Hello I have a question I notice when vanessa and Adam had a scene this week  in a bed was after the sex. Why was there no intense sex scene? Is British society prudish about sex? I understand in England emmerdale is shown in the early evening. However, in North America there is a soap called days of our lives and they show intense sex scenes during the afternoon. Is it a cultural thing? I also notice the gay couple aaron and robert have not had a sex scene either in a bed. I do not understand why the sex scenes are so conservative? Aaron and Robert kissing scenes are not intense enough or passionate enough. I understand ryan hawley and Danny miller are straight in real life and it shows sometimes especially when they kiss. There seems to be hesitation on the actors part a fear of appearing  too gay.

----------


## alan45

Its called the watershed.  No Adult material before 9-00pm

----------


## xloolx

I agree, they have definitely toned it down a lot over the past couple of years. I get the watershed part but I remember on Hollyoaks Tony and Sinead were literally ripping each others clothes off, and Hollyoaks is on earlier. Maybe Emmerdale should have a warning at the start of it for adult content then people would have been warned, Home and Away sometimes do this, mostly for warning of violence. I personally think they should ramp it up a bit.

----------


## Serena Williams

I remember looking on youtube and I saw katie and robert having sex in a bed it was from 10 years ago. I think emmerdale really needs to spice things up. I sincerely hope aaron and robert get a proper sex scene. I am not asking for gay porn but I do not like seein danny miller with his shirt on during sex scenes. It is lame.

----------


## Serena Williams

> Its called the watershed.  No Adult material before 9-00pm


 kissing in a bed is not adult material. I have seen chas and Carl kiss in a bed yet aaron has to wear a shirt in his sex scene with robert. Seems homophobic.

----------


## xloolx

> kissing in a bed is not adult material. I have seen chas and Carl kiss in a bed yet aaron has to wear a shirt in his sex scene with robert. Seems homophobic.


Does he not wear it due to his self harm scars??

----------


## xloolx

> I remember looking on youtube and I saw katie and robert having sex in a bed it was from 10 years ago. I think emmerdale really needs to spice things up. I sincerely hope aaron and robert get a proper sex scene. I am not asking for gay porn but I do not like seein danny miller with his shirt on during sex scenes. It is lame.

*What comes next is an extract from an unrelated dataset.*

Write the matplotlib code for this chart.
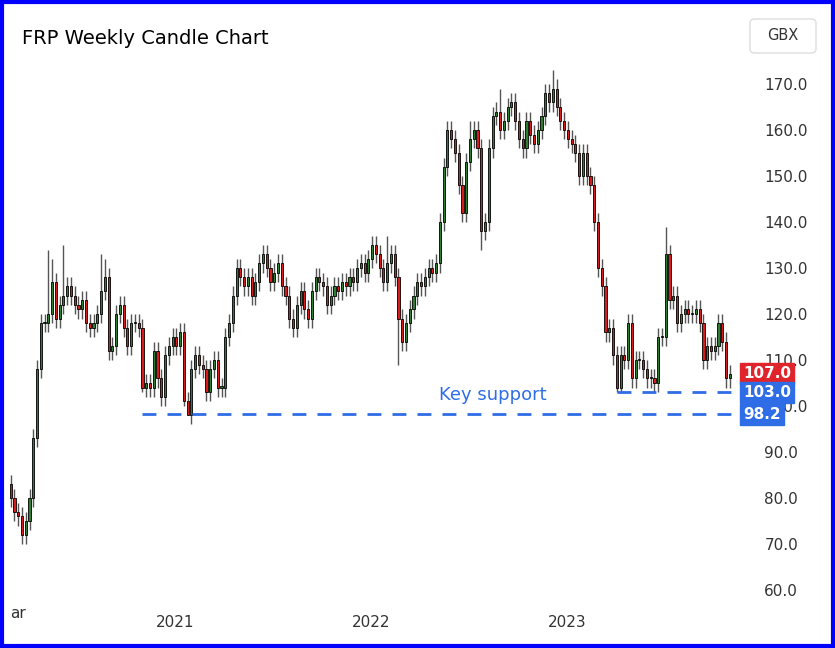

I think over time people have become to uptight when it comes to this kind of thing and maybe Emmerdale wants to avoid complaints.

----------


## xloolx

> I remember looking on youtube and I saw katie and robert having sex in a bed it was from 10 years ago. I think emmerdale really needs to spice things up. I sincerely hope aaron and robert get a proper sex scene. I am not asking for gay porn but I do not like seein danny miller with his shirt on during sex scenes. It is lame.


I think over time people have become to uptight when it comes to this kind of thing and maybe Emmerdale wants to avoid complaints.

----------


## lizann

oh yes ross in the buff please

----------


## Dazzle

> I think over time people have become to uptight when it comes to this kind of thing and maybe Emmerdale wants to avoid complaints.


I think that's true.  I'm not an Emmerdale viewer but the same could be said of EastEnders and Coronation Street.  There's never any sex scenes and only the occasional scene of a couple in bed (and very rarely a gay couple).  Not that I think that's necessarily a bad thing at 7.30 pm, but the difference between what's shown for straight and what's shown for gay couples _is_ bad in my opinion.  Unfortunately, even gay kisses pre-watershed can result in lots of complaints from a vocal minority here in the UK.  It's so backwards!!

I remember being shocked at Todd and Marcus kissing on a settee, both topless, in Corrie a few months ago.  I wasn't shocked because of the content (I'm a fan of gay dramas Cucumber and Looking which can be quite explicit) but because Corrie were a lot less subtle than usual.  I think there were complaints about that scene IIRC.

Some people are very frightened of their children being exposed to the idea of homosexuality and these are often the types that complain.  :Thumbsdown:

----------